(café perec de enero 2019, que en ocasiones parece haber sido escrito en plena pandemia)
A László Krasznahorkai la palabra futuro le remite a un utópico deseo: que a partir de una buena mañana los lectores abran siempre el periódico por un lugar insólito, por la sección de Cultura. Por cierto, no había prensa escrita el pasado martes, primer día de este año, y me pregunté seriamente –aunque sonriendo a la manera de La Gioconda– si algo había frenado para siempre el tiempo. No había que descartarlo. En aquellas primeras horas de la mañana, el silencio era absoluto, sencillamente brutal, y nada impedía pensar que el mundo había dejado de rodar. Hasta que creí oír el silbido de la cafetera del vecino. ¿Era la vida que volvía? No estaba tan claro. Miré por la ventana y no se movía nada, ni una hoja. Miré en Internet en el digital de un periódico local y allí un titular decía: El mundo da la bienvenida al año nuevo. Quedé estupefacto. ¿Dónde podía estar sucediendo aquello?
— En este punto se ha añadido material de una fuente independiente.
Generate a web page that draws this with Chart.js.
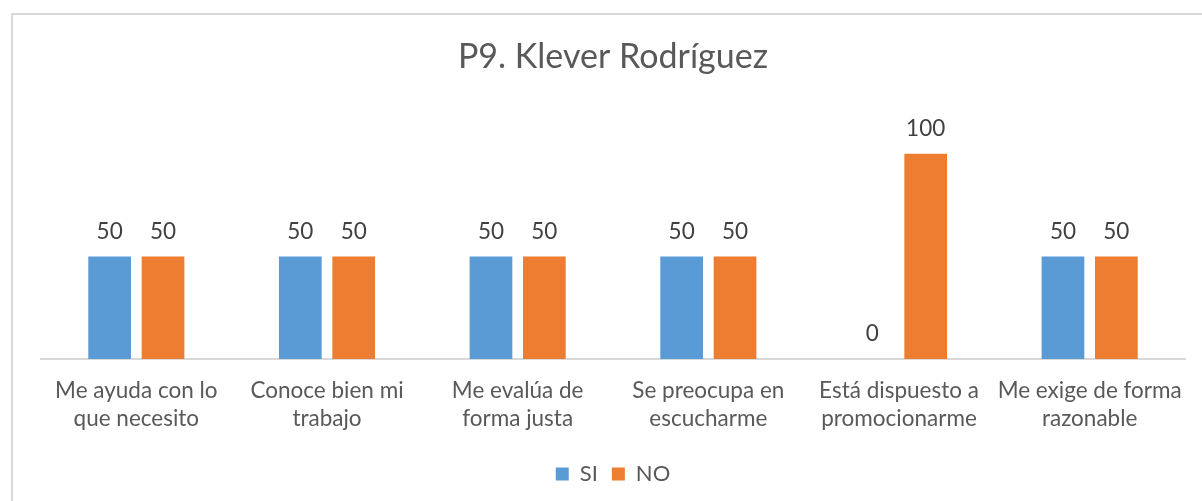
<!DOCTYPE html>
<html>
<head>
<meta charset="utf-8">
<script src="https://cdn.jsdelivr.net/npm/chart.js@4/dist/chart.umd.min.js"></script>
<style>
  html, body { margin: 0; padding: 0; background: #fff; overflow: hidden; }
  #frame { position: absolute; left: 11px; top: 13px; width: 1400px; height: 700px; border: 2px solid #d9d9d9; box-sizing: border-box; }
  #wrap { position: absolute; left: 0; top: 0; width: 1202px; height: 501px; }
</style>
</head>
<body>
<div id="frame"></div>
<div id="wrap"><canvas id="chart"></canvas></div>
<script>
const categories = [
  ['Me ayuda con lo', 'que necesito'],
  ['Conoce bien mi', 'trabajo'],
  ['Me evalúa de', 'forma justa'],
  ['Se preocupa en', 'escucharme'],
  ['Está dispuesto a', 'promocionarme'],
  ['Me exige de forma', 'razonable']
]
const siValues = [50, 50, 50, 50, 0, 50]
const noValues = [50, 50, 50, 50, 100, 50]

const FONT = 'Lato, "Open Sans", sans-serif'

// draws the number over each bar
const valueLabels = {
  id: 'valueLabels',
  afterDatasetsDraw(chart) {
    const ctx = chart.ctx
    ctx.save()
    ctx.font = '22.5px ' + FONT
    ctx.fillStyle = '#404040'
    ctx.textAlign = 'center'
    ctx.textBaseline = 'middle'
    chart.data.datasets.forEach((ds, i) => {
      chart.getDatasetMeta(i).data.forEach((bar, j) => {
        ctx.fillText(ds.data[j], bar.x, bar.y - 25)
      })
    })
    ctx.restore()
  }
}

const chart = new Chart(document.getElementById('chart'), {
  type: 'bar',
  data: {
    labels: categories,
    datasets: [{
      label: 'SI',
      data: siValues,
      backgroundColor: '#5B9BD5',
      barPercentage: 0.8,
      categoryPercentage: 0.56
    }, {
      label: 'NO',
      data: noValues,
      backgroundColor: '#ED7D31',
      barPercentage: 0.8,
      categoryPercentage: 0.56
    }]
  },
  plugins: [valueLabels],
  options: {
    responsive: true,
    maintainAspectRatio: false,
    animation: false,
    layout: { padding: { left: 41, right: 17, top: 0, bottom: 6 } },
    plugins: {
      title: {
        display: true,
        text: 'P9. Klever Rodríguez',
        color: '#595959',
        font: { family: FONT, size: 34, weight: 'normal' },
        padding: { top: 37, bottom: 35 }
      },
      legend: {
        position: 'bottom',
        labels: {
          color: '#595959',
          font: { family: FONT, size: 22 },
          boxWidth: 13,
          boxHeight: 13,
          padding: 14
        }
      },
      tooltip: { enabled: false }
    },
    scales: {
      x: {
        grid: { display: false },
        border: { display: true, color: '#d9d9d9', width: 2 },
        ticks: {
          color: '#595959',
          font: { family: FONT, size: 22.5, lineHeight: 1.28 },
          maxRotation: 0,
          autoSkip: false,
          padding: 9
        },
        afterFit(scale) { scale.height = 90 }
      },
      y: {
        display: false,
        min: 0,
        max: 120
      }
    }
  }
})
</script>
</body>
</html>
Aún más temible se volvió el titular cuando cesó de golpe el silbido de la cafetera, un sonido que comprendí que había engendrado yo mismo, es decir, que era pura “cosa mentale”, aquel concepto que manejara Da Vinci para definir al arte como un proceso intelectual y con el que 400 años después iba a conectar Marcel Duchamp para revolucionarlo todo.
Cuando en 1919 llegó el cuarto centenario de la muerte de Da Vinci, fue memorable la sucesión inacabable de elogios y cavilaciones que acaparó su figura. Sigmund Freud, por ejemplo, fue exhaustivo analizando detalladamente las neurosis de Leonardo. Y Paul Valéry le consideró nada menos que “el primer pensador capaz de resolver el conflicto entre inteligencia y emoción”. Da Vinci se convirtió en un genio tan supremo y universal que al entonces dadaísta Duchamp le entraron ganas de discutirle tanto boato y tanta popularidad extrema, alcanzada sobre todo después del extravagante robo, años antes, de su Gioconda. La Mona Lisa robada y luego restituida se había convertido en algo tan adorado en todas partes que en una tarjeta postal Duchamp le pintó bigote y perilla y reveló al mundo que lo curioso de aquel retoque era que, cuando mirabas a la Mona Lisa, esta se convertía en un hombre. Años más tarde diría Duchamp: “No es una mujer disfrazada de hombre; es un hombre de verdad, y ahí estaba mi descubrimiento, aunque entonces no me diera cuenta de ello”.
Al recordar esto el pasado martes, temí que el fin de los tiempos fuera a impedirme presenciar, no tanto los festejos del quinto centenario de Leonardo –que se preveían inmensos–, sino el atractivísimo Año Duchamp que, vía Marie-Pierre Bonniol (de la Internacional duchampiana), me había sido anunciado por correo dos días antes. Y justo andaba lamentándome de ir a perderme todo aquello cuando volví a oír el silbido. ¿Era la vida reiniciándose? No. Volvía a tratarse de nuevo de aquel “proceso mental”, de la “cosa mentale”, que seguía ahí, como el dinosaurio, o como el propio mes de enero, en la incertidumbre misma, en ciernes, y yo no sabía si deseaba que volviera a rodar la vida y empezara el año.